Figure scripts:

============

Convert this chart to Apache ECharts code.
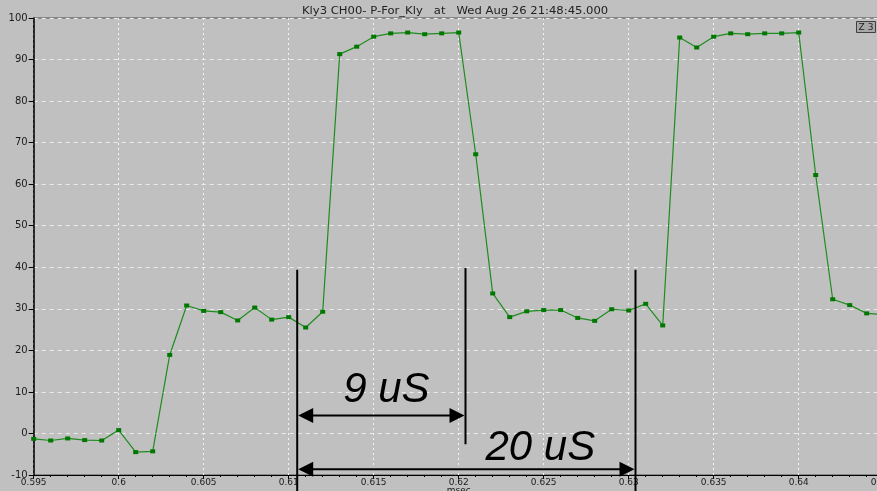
<!DOCTYPE html>
<html>
<head>
<meta charset="utf-8">
<title>Kly3 CH00- P-For_Kly</title>
<script src="https://cdn.jsdelivr.net/npm/echarts@6/dist/echarts.min.js"></script>
<style>
  html, body { margin: 0; padding: 0; background: #c0c0c0; }
  #chart { width: 877px; height: 491px; }
</style>
</head>
<body>
<div id="chart"></div>
<script>
// Sample times (msec) of the forward-power trace
const times = [
  0.595, 0.596, 0.597, 0.598, 0.599, 0.600, 0.601, 0.602, 0.603, 0.604,
  0.605, 0.606, 0.607, 0.608, 0.609, 0.610, 0.611, 0.612, 0.613, 0.614,
  0.615, 0.616, 0.617, 0.618, 0.619, 0.620, 0.621, 0.622, 0.623, 0.624,
  0.625, 0.626, 0.627, 0.628, 0.629, 0.630, 0.631, 0.632, 0.633, 0.634,
  0.635, 0.636, 0.637, 0.638, 0.639, 0.640, 0.641, 0.642, 0.643, 0.644,
  0.645
];
// Forward power readings for each sample
const power = [
  -1.3, -1.7, -1.2, -1.6, -1.7, 0.8, -4.5, -4.3, 18.9, 30.8,
  29.5, 29.2, 27.2, 30.3, 27.4, 28.0, 25.5, 29.3, 91.3, 93.1,
  95.5, 96.3, 96.5, 96.1, 96.3, 96.5, 67.2, 33.7, 28.0, 29.4,
  29.7, 29.7, 27.8, 27.1, 29.9, 29.6, 31.2, 26.0, 95.3, 92.9,
  95.5, 96.3, 96.1, 96.3, 96.3, 96.5, 62.2, 32.3, 30.9, 28.9,
  28.6
];
// Cursor positions (msec) and the vertical extent of each cursor line
const cursorTimes = [0.6105, 0.6204, 0.6304];
const cursorTop = [39.4, 39.8, 39.4];
const cursorBottom = [-14.5, -2.6, -14.5];
// Measured spans between cursors
const spanStart = [0, 0];
const spanEnd = [1, 2];
const spanLevel = [4.3, -8.6];
const spanLabels = ['9 uS', '20 uS'];
// Axis ticks
const yTicks = [-10, 0, 10, 20, 30, 40, 50, 60, 70, 80, 90, 100];
const xMin = 0.595, xMax = 0.645, xStep = 0.005;

const chart = echarts.init(document.getElementById('chart'), null, { renderer: 'canvas' });

const fmtX = v => String(parseFloat(Number(v).toFixed(3)));
const tickFont = { fontFamily: 'DejaVu Sans', fontSize: 9, color: '#1a1a1a' };

// Per-span label placement (pixel offsets from the arrow midpoint)
const labelShift = [[5, -25], [74, -21]];

function arrowHead(tip, dir) {
  const len = 15, half = 7.5;
  return {
    type: 'polygon',
    shape: { points: [tip, [tip[0] - dir * len, tip[1] - half], [tip[0] - dir * len, tip[1] + half]] },
    style: { fill: '#000' }
  };
}

function renderCursors(params, api) {
  const children = [];
  cursorTimes.forEach((t, i) => {
    const a = api.coord([t, cursorTop[i]]);
    const b = api.coord([t, cursorBottom[i]]);
    children.push({
      type: 'line',
      shape: { x1: a[0], y1: a[1], x2: b[0], y2: b[1] },
      style: { stroke: '#000', lineWidth: 2 }
    });
  });
  spanLabels.forEach((label, i) => {
    const p1 = api.coord([cursorTimes[spanStart[i]], spanLevel[i]]);
    const p2 = api.coord([cursorTimes[spanEnd[i]], spanLevel[i]]);
    children.push({
      type: 'line',
      shape: { x1: p1[0] + 4, y1: p1[1], x2: p2[0] - 4, y2: p2[1] },
      style: { stroke: '#000', lineWidth: 2 }
    });
    children.push(arrowHead([p1[0] + 1, p1[1]], -1));
    children.push(arrowHead([p2[0] - 1, p2[1]], 1));
    children.push({
      type: 'text',
      x: (p1[0] + p2[0]) / 2 + labelShift[i][0],
      y: p1[1] + labelShift[i][1],
      style: {
        text: label,
        font: 'italic 42px "Liberation Sans", Arial, sans-serif',
        fill: '#000',
        align: 'center',
        verticalAlign: 'middle'
      }
    });
  });
  return { type: 'group', children };
}

chart.setOption({
  backgroundColor: '#c0c0c0',
  animation: false,
  grid: {
    left: 33.7,
    right: -6.7,
    top: 18,
    bottom: 16,
    outerBoundsMode: 'none',
    containLabel: false,
    show: true,
    borderColor: '#505050',
    borderWidth: 1,
    backgroundColor: 'transparent'
  },
  xAxis: {
    type: 'value',
    min: xMin,
    max: xMax,
    interval: xStep,
    name: 'msec',
    nameLocation: 'middle',
    nameGap: 11,
    nameMoveOverlap: false,
    nameTextStyle: { ...tickFont, verticalAlign: 'top' },
    axisLine: { show: true, onZero: false, lineStyle: { color: '#000', width: 1 } },
    axisTick: { show: true, length: 4, lineStyle: { color: '#000' } },
    minorTick: { show: true, splitNumber: 5, length: 2, lineStyle: { color: '#000' } },
    axisLabel: { ...tickFont, margin: 3, formatter: fmtX, showMaxLabel: true, showMinLabel: true, hideOverlap: false },
    splitLine: { show: true, lineStyle: { color: '#f4f4f4', type: [2, 3], width: 1 } }
  },
  yAxis: {
    type: 'value',
    min: yTicks[0],
    max: yTicks[yTicks.length - 1],
    interval: yTicks[1] - yTicks[0],
    axisLine: { show: true, onZero: false, lineStyle: { color: '#000', width: 1.5 } },
    axisTick: { show: true, length: 5, lineStyle: { color: '#000' } },
    axisLabel: { ...tickFont, fontSize: 10, margin: 6 },
    splitLine: { show: true, lineStyle: { color: '#ececec', type: [4, 4], width: 1 } }
  },
  series: [
    {
      name: 'P-For_Kly',
      type: 'line',
      data: times.map((t, i) => [t, power[i]]),
      symbol: 'rect',
      symbolSize: [5, 4],
      showAllSymbol: true,
      itemStyle: { color: '#007800' },
      lineStyle: { color: '#1e8c1e', width: 1.2 },
      clip: true,
      z: 3
    },
    {
      name: 'cursors',
      type: 'custom',
      data: [0],
      clip: false,
      renderItem: renderCursors,
      silent: true,
      z: 5
    }
  ],
  graphic: [
    {
      type: 'text',
      left: 302,
      top: 6,
      scaleX: 1.16,
      style: {
        text: 'Kly3 CH00- P-For_Kly   at   Wed Aug 26 21:48:45.000',
        font: '10px "DejaVu Sans"',
        fill: '#222'
      }
    },
    {
      type: 'group',
      right: 1,
      top: 21,
      children: [
        { type: 'rect', shape: { x: 0, y: 0, width: 19, height: 11 },
          style: { fill: '#a8a8a8', stroke: '#404040', lineWidth: 1 } },
        { type: 'text', x: 9.5, y: 6, style: { text: 'Z 3', font: '9px "DejaVu Sans"', fill: '#202020', align: 'center', verticalAlign: 'middle' } }
      ]
    }
  ]
});
</script>
</body>
</html>
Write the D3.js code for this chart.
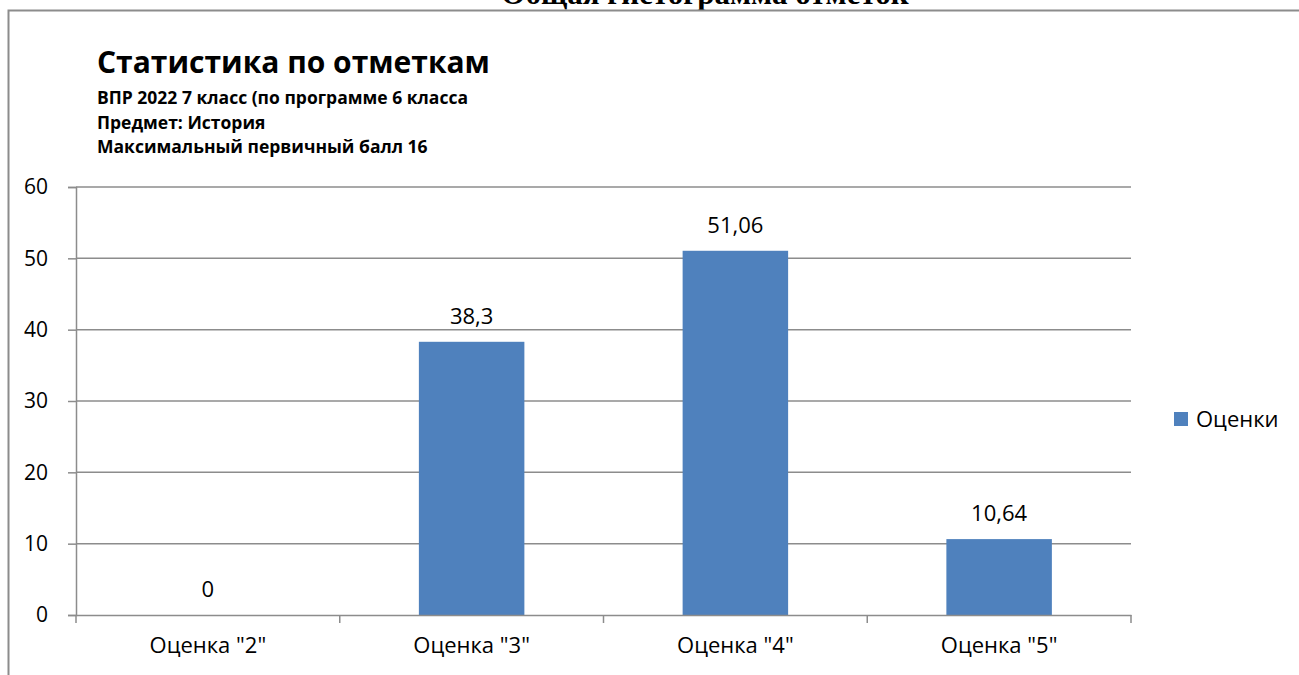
<!DOCTYPE html>
<html>
<head>
<meta charset="utf-8">
<script src="https://cdn.jsdelivr.net/npm/d3@7"></script>
<style>
  html, body { margin: 0; padding: 0; background: #fff; }
  svg { display: block; }
</style>
</head>
<body>
<svg id="chart" width="1299" height="675"></svg>
<script>
const categories = ['Оценка "2"', 'Оценка "3"', 'Оценка "4"', 'Оценка "5"'];
const values = [0, 38.3, 51.06, 10.64];
const valueLabels = ["0", "38,3", "51,06", "10,64"];
const yTicks = [0, 10, 20, 30, 40, 50, 60];
const seriesName = "Оценки";
const pageTitle = "Общая гистограмма отметок";
const chartTitle = "Статистика по отметкам";
const subtitleLines = ["ВПР 2022 7 класс (по программе 6 класса", "Предмет: История", "Максимальный первичный балл 16"];

const svg = d3.select("#chart");
const font = "'Open Sans', 'Noto Sans', sans-serif";
const gridColor = "#8c8c8c";
const barColor = "#4F81BD";

// page title (cut at top, as in the source document)
svg.append("text").attr("x", 705).attr("y", 4).attr("text-anchor", "middle")
  .attr("font-family", "'Liberation Serif', serif").attr("font-weight", "bold")
  .attr("font-size", 31).text(pageTitle);

// outer frame
svg.append("path").attr("d", "M8.5,675 V10.5 H1299").attr("fill", "none")
  .attr("stroke", gridColor).attr("stroke-width", 2);

// headers
svg.append("text").attr("x", 97).attr("y", 73).attr("font-family", font)
  .attr("font-weight", "bold").attr("font-size", 30).attr("fill", "#000").text(chartTitle);
subtitleLines.forEach((t, i) => {
  svg.append("text").attr("x", 97).attr("y", 104 + i * 24.5).attr("font-family", font)
    .attr("font-weight", "bold").attr("font-size", 17.5).attr("fill", "#000").text(t);
});

const x = d3.scaleBand().domain(categories).range([76, 1131]).padding(0);
const y = d3.scaleLinear().domain([0, 60]).range([615, 187]);

// gridlines
svg.append("g").selectAll("line").data(yTicks.filter(d => d > 0)).join("line")
  .attr("x1", 76).attr("x2", 1131).attr("y1", d => y(d)).attr("y2", d => y(d))
  .attr("stroke", gridColor).attr("stroke-width", 1.5);

// y axis
const yAxis = svg.append("g").attr("transform", "translate(76,0)")
  .call(d3.axisLeft(y).tickValues(yTicks).tickSize(8).tickPadding(20).tickFormat(d3.format("d")));
yAxis.select(".domain").attr("stroke", gridColor).attr("stroke-width", 1.5);
yAxis.selectAll(".tick line").attr("stroke", gridColor).attr("stroke-width", 1.5);
yAxis.selectAll(".tick text").attr("font-family", font).attr("font-size", 21).attr("fill", "#000");

// bars
const bw = x.bandwidth() * 0.4;
svg.append("g").selectAll("rect").data(values).join("rect")
  .attr("x", (d, i) => x(categories[i]) + (x.bandwidth() - bw) / 2)
  .attr("width", bw)
  .attr("y", d => y(d)).attr("height", d => y(0) - y(d))
  .attr("fill", barColor);

// x axis
const xAxis = svg.append("g").attr("transform", "translate(0,615)")
  .call(d3.axisBottom(x).tickSize(0).tickPadding(22));
xAxis.select(".domain").attr("stroke", gridColor).attr("stroke-width", 1.5);
xAxis.selectAll(".tick text").attr("font-family", font).attr("font-size", 22).attr("fill", "#000");
// category boundary tick marks
const bounds = categories.map(c => x(c)).concat([x.range()[1]]);
svg.append("g").selectAll("line").data(bounds).join("line")
  .attr("x1", d => d).attr("x2", d => d).attr("y1", 615).attr("y2", 623)
  .attr("stroke", gridColor).attr("stroke-width", 1.5);

// data labels
svg.append("g").selectAll("text").data(values).join("text")
  .attr("x", (d, i) => x(categories[i]) + x.bandwidth() / 2)
  .attr("y", d => y(d) - 18)
  .attr("text-anchor", "middle").attr("font-family", font).attr("font-size", 22)
  .attr("fill", "#000").text((d, i) => valueLabels[i]);

// legend
svg.append("rect").attr("x", 1174).attr("y", 412).attr("width", 14).attr("height", 14).attr("fill", barColor);
svg.append("text").attr("x", 1196).attr("y", 427).attr("font-family", font).attr("font-size", 22)
  .attr("fill", "#000").text(seriesName);
</script>
</body>
</html>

============

*GIVEN REQUEST:* Would you reproduce the lines above, from the very first through the line containing "const xMin = 0.595, xMax", exactly and without the pictures?

*WRITTEN ANSWER:*
Convert this chart to Apache ECharts code.
<!DOCTYPE html>
<html>
<head>
<meta charset="utf-8">
<title>Kly3 CH00- P-For_Kly</title>
<script src="https://cdn.jsdelivr.net/npm/echarts@6/dist/echarts.min.js"></script>
<style>
  html, body { margin: 0; padding: 0; background: #c0c0c0; }
  #chart { width: 877px; height: 491px; }
</style>
</head>
<body>
<div id="chart"></div>
<script>
// Sample times (msec) of the forward-power trace
const times = [
  0.595, 0.596, 0.597, 0.598, 0.599, 0.600, 0.601, 0.602, 0.603, 0.604,
  0.605, 0.606, 0.607, 0.608, 0.609, 0.610, 0.611, 0.612, 0.613, 0.614,
  0.615, 0.616, 0.617, 0.618, 0.619, 0.620, 0.621, 0.622, 0.623, 0.624,
  0.625, 0.626, 0.627, 0.628, 0.629, 0.630, 0.631, 0.632, 0.633, 0.634,
  0.635, 0.636, 0.637, 0.638, 0.639, 0.640, 0.641, 0.642, 0.643, 0.644,
  0.645
];
// Forward power readings for each sample
const power = [
  -1.3, -1.7, -1.2, -1.6, -1.7, 0.8, -4.5, -4.3, 18.9, 30.8,
  29.5, 29.2, 27.2, 30.3, 27.4, 28.0, 25.5, 29.3, 91.3, 93.1,
  95.5, 96.3, 96.5, 96.1, 96.3, 96.5, 67.2, 33.7, 28.0, 29.4,
  29.7, 29.7, 27.8, 27.1, 29.9, 29.6, 31.2, 26.0, 95.3, 92.9,
  95.5, 96.3, 96.1, 96.3, 96.3, 96.5, 62.2, 32.3, 30.9, 28.9,
  28.6
];
// Cursor positions (msec) and the vertical extent of each cursor line
const cursorTimes = [0.6105, 0.6204, 0.6304];
const cursorTop = [39.4, 39.8, 39.4];
const cursorBottom = [-14.5, -2.6, -14.5];
// Measured spans between cursors
const spanStart = [0, 0];
const spanEnd = [1, 2];
const spanLevel = [4.3, -8.6];
const spanLabels = ['9 uS', '20 uS'];
// Axis ticks
const yTicks = [-10, 0, 10, 20, 30, 40, 50, 60, 70, 80, 90, 100];
const xMin = 0.595, xMax = 0.645, xStep = 0.005;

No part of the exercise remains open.